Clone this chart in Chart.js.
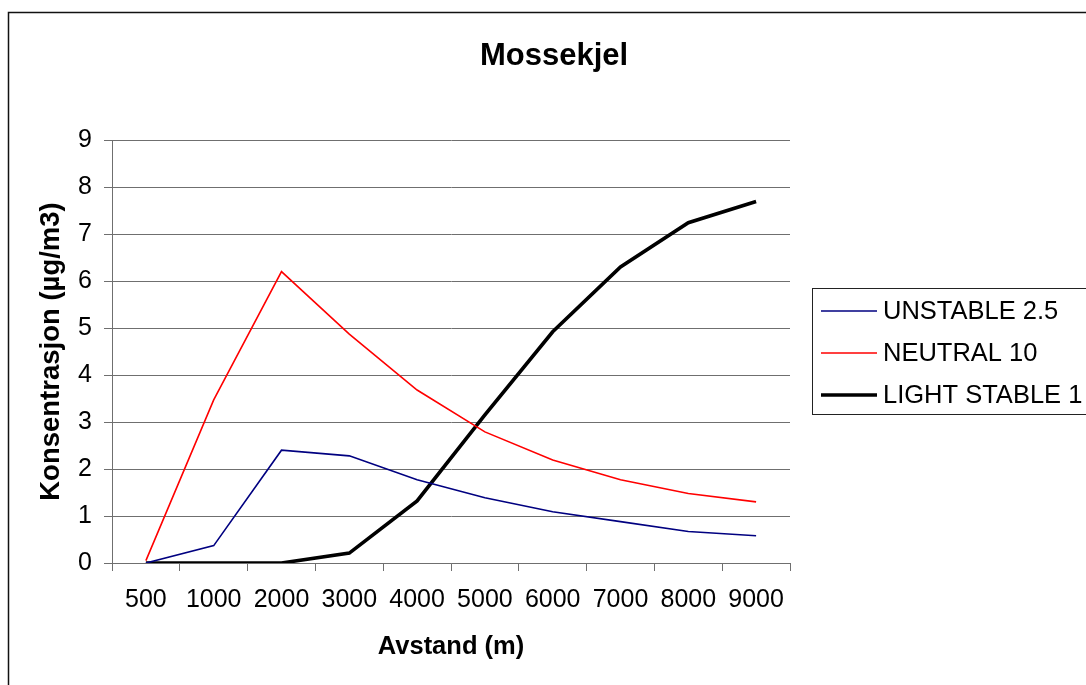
<!DOCTYPE html>
<html>
<head>
<meta charset="utf-8">
<title>Mossekjel</title>
<script src="https://cdn.jsdelivr.net/npm/chart.js@4"></script>
<style>
  html, body { margin: 0; padding: 0; background: #ffffff; }
  #wrap { width: 1086px; height: 685px; }
</style>
</head>
<body>
<div id="wrap"><canvas id="chart" width="1086" height="685"></canvas></div>
<script>
// Distance categories (m)
const distances = ['500', '1000', '2000', '3000', '4000', '5000', '6000', '7000', '8000', '9000'];

// Concentration (µg/m3) per stability class
const unstable = [0, 0.37, 2.40, 2.28, 1.77, 1.39, 1.09, 0.88, 0.67, 0.58];
const neutral = [0.05, 3.47, 6.20, 4.87, 3.68, 2.79, 2.19, 1.77, 1.48, 1.30];
const lightStable = [0, 0, 0, 0.21, 1.32, 3.15, 4.92, 6.30, 7.24, 7.69];

const seriesNames = ['UNSTABLE 2.5', 'NEUTRAL 10', 'LIGHT STABLE 1'];
const yMin = 0, yMax = 9, yStep = 1;

const FONT = '"Liberation Sans", Arial, Helvetica, sans-serif';
const GRID = '#6f6f6f';

// Outer frame, title and boxed legend on the right
const frameAndLegend = {
  id: 'frameAndLegend',
  beforeDraw(chart) {
    const ctx = chart.ctx;
    ctx.save();
    ctx.fillStyle = '#ffffff';
    ctx.fillRect(0, 0, chart.width, chart.height);
    ctx.strokeStyle = '#111111';
    ctx.lineWidth = 1.5;
    ctx.strokeRect(8.5, 12.5, 1200, 800);
    ctx.restore();
  },
  afterDraw(chart) {
    const ctx = chart.ctx;
    ctx.save();
    // title
    ctx.fillStyle = '#000000';
    ctx.font = 'bold 31px ' + FONT;
    ctx.textAlign = 'center';
    ctx.textBaseline = 'middle';
    ctx.fillText('Mossekjel', 554, 56);

    // legend box
    ctx.strokeStyle = '#222222';
    ctx.lineWidth = 1;
    ctx.strokeRect(812.5, 288.5, 400, 126);
    const rows = [311, 353, 395];
    ctx.font = '25.5px ' + FONT;
    ctx.textAlign = 'left';
    chart.data.datasets.forEach((ds, i) => {
      ctx.beginPath();
      ctx.strokeStyle = ds.borderColor;
      ctx.lineWidth = ds.borderWidth;
      ctx.moveTo(821, rows[i]);
      ctx.lineTo(877, rows[i]);
      ctx.stroke();
      ctx.fillStyle = '#000000';
      ctx.fillText(ds.label, 883, rows[i] + 1);
    });
    ctx.restore();
  }
};

new Chart(document.getElementById('chart'), {
  type: 'line',
  data: {
    labels: distances,
    datasets: [
      { label: seriesNames[0], data: unstable, borderColor: '#000080', borderWidth: 1.6 },
      { label: seriesNames[1], data: neutral, borderColor: '#ff0000', borderWidth: 1.6 },
      { label: seriesNames[2], data: lightStable, borderColor: '#000000', borderWidth: 3.6 }
    ]
  },
  options: {
    responsive: false,
    animation: false,
    devicePixelRatio: 1,
    layout: { padding: { top: 140, right: 296, left: 0, bottom: 0 } },
    elements: {
      line: { tension: 0, fill: false, borderCapStyle: 'butt', borderJoinStyle: 'miter' },
      point: { radius: 0, hoverRadius: 0 }
    },
    plugins: {
      legend: { display: false },
      title: { display: false },
      tooltip: { enabled: false }
    },
    scales: {
      x: {
        type: 'category',
        offset: true,
        afterFit(scale) { scale.height = 122; },
        grid: {
          offset: true,
          drawOnChartArea: false,
          drawTicks: true,
          tickLength: 8,
          color: GRID,
          lineWidth: 1
        },
        border: { display: true, color: GRID, width: 1 },
        ticks: {
          color: '#000000',
          font: { family: FONT, size: 25 },
          padding: 14,
          maxRotation: 0,
          autoSkip: false
        },
        title: {
          display: true,
          text: 'Avstand (m)',
          color: '#000000',
          font: { family: FONT, size: 25.5, weight: 'bold' },
          padding: { top: 0, bottom: 23 }
        }
      },
      y: {
        min: yMin,
        max: yMax,
        afterFit(scale) { scale.width = 112; },
        grid: {
          color: GRID,
          lineWidth: 1,
          drawTicks: true,
          tickLength: 8
        },
        border: { display: true, color: GRID, width: 1 },
        ticks: {
          stepSize: yStep,
          color: '#000000',
          font: { family: FONT, size: 25 },
          padding: 12
        },
        title: {
          display: true,
          text: 'Konsentrasjon (µg/m3)',
          color: '#000000',
          font: { family: FONT, size: 27.5, weight: 'bold' },
          padding: { top: 35, bottom: 0 }
        }
      }
    }
  },
  plugins: [frameAndLegend]
});
</script>
</body>
</html>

▶ What needs to be done
Copy every line above word for word and exclude the pictures.

▶ Expected answer
Clone this chart in Chart.js.
<!DOCTYPE html>
<html>
<head>
<meta charset="utf-8">
<title>Mossekjel</title>
<script src="https://cdn.jsdelivr.net/npm/chart.js@4"></script>
<style>
  html, body { margin: 0; padding: 0; background: #ffffff; }
  #wrap { width: 1086px; height: 685px; }
</style>
</head>
<body>
<div id="wrap"><canvas id="chart" width="1086" height="685"></canvas></div>
<script>
// Distance categories (m)
const distances = ['500', '1000', '2000', '3000', '4000', '5000', '6000', '7000', '8000', '9000'];

// Concentration (µg/m3) per stability class
const unstable = [0, 0.37, 2.40, 2.28, 1.77, 1.39, 1.09, 0.88, 0.67, 0.58];
const neutral = [0.05, 3.47, 6.20, 4.87, 3.68, 2.79, 2.19, 1.77, 1.48, 1.30];
const lightStable = [0, 0, 0, 0.21, 1.32, 3.15, 4.92, 6.30, 7.24, 7.69];

const seriesNames = ['UNSTABLE 2.5', 'NEUTRAL 10', 'LIGHT STABLE 1'];
const yMin = 0, yMax = 9, yStep = 1;

const FONT = '"Liberation Sans", Arial, Helvetica, sans-serif';
const GRID = '#6f6f6f';

// Outer frame, title and boxed legend on the right
const frameAndLegend = {
  id: 'frameAndLegend',
  beforeDraw(chart) {
    const ctx = chart.ctx;
    ctx.save();
    ctx.fillStyle = '#ffffff';
    ctx.fillRect(0, 0, chart.width, chart.height);
    ctx.strokeStyle = '#111111';
    ctx.lineWidth = 1.5;
    ctx.strokeRect(8.5, 12.5, 1200, 800);
    ctx.restore();
  },
  afterDraw(chart) {
    const ctx = chart.ctx;
    ctx.save();
    // title
    ctx.fillStyle = '#000000';
    ctx.font = 'bold 31px ' + FONT;
    ctx.textAlign = 'center';
    ctx.textBaseline = 'middle';
    ctx.fillText('Mossekjel', 554, 56);

    // legend box
    ctx.strokeStyle = '#222222';
    ctx.lineWidth = 1;
    ctx.strokeRect(812.5, 288.5, 400, 126);
    const rows = [311, 353, 395];
    ctx.font = '25.5px ' + FONT;
    ctx.textAlign = 'left';
    chart.data.datasets.forEach((ds, i) => {
      ctx.beginPath();
      ctx.strokeStyle = ds.borderColor;
      ctx.lineWidth = ds.borderWidth;
      ctx.moveTo(821, rows[i]);
      ctx.lineTo(877, rows[i]);
      ctx.stroke();
      ctx.fillStyle = '#000000';
      ctx.fillText(ds.label, 883, rows[i] + 1);
    });
    ctx.restore();
  }
};

new Chart(document.getElementById('chart'), {
  type: 'line',
  data: {
    labels: distances,
    datasets: [
      { label: seriesNames[0], data: unstable, borderColor: '#000080', borderWidth: 1.6 },
      { label: seriesNames[1], data: neutral, borderColor: '#ff0000', borderWidth: 1.6 },
      { label: seriesNames[2], data: lightStable, borderColor: '#000000', borderWidth: 3.6 }
    ]
  },
  options: {
    responsive: false,
    animation: false,
    devicePixelRatio: 1,
    layout: { padding: { top: 140, right: 296, left: 0, bottom: 0 } },
    elements: {
      line: { tension: 0, fill: false, borderCapStyle: 'butt', borderJoinStyle: 'miter' },
      point: { radius: 0, hoverRadius: 0 }
    },
    plugins: {
      legend: { display: false },
      title: { display: false },
      tooltip: { enabled: false }
    },
    scales: {
      x: {
        type: 'category',
        offset: true,
        afterFit(scale) { scale.height = 122; },
        grid: {
          offset: true,
          drawOnChartArea: false,
          drawTicks: true,
          tickLength: 8,
          color: GRID,
          lineWidth: 1
        },
        border: { display: true, color: GRID, width: 1 },
        ticks: {
          color: '#000000',
          font: { family: FONT, size: 25 },
          padding: 14,
          maxRotation: 0,
          autoSkip: false
        },
        title: {
          display: true,
          text: 'Avstand (m)',
          color: '#000000',
          font: { family: FONT, size: 25.5, weight: 'bold' },
          padding: { top: 0, bottom: 23 }
        }
      },
      y: {
        min: yMin,
        max: yMax,
        afterFit(scale) { scale.width = 112; },
        grid: {
          color: GRID,
          lineWidth: 1,
          drawTicks: true,
          tickLength: 8
        },
        border: { display: true, color: GRID, width: 1 },
        ticks: {
          stepSize: yStep,
          color: '#000000',
          font: { family: FONT, size: 25 },
          padding: 12
        },
        title: {
          display: true,
          text: 'Konsentrasjon (µg/m3)',
          color: '#000000',
          font: { family: FONT, size: 27.5, weight: 'bold' },
          padding: { top: 35, bottom: 0 }
        }
      }
    }
  },
  plugins: [frameAndLegend]
});
</script>
</body>
</html>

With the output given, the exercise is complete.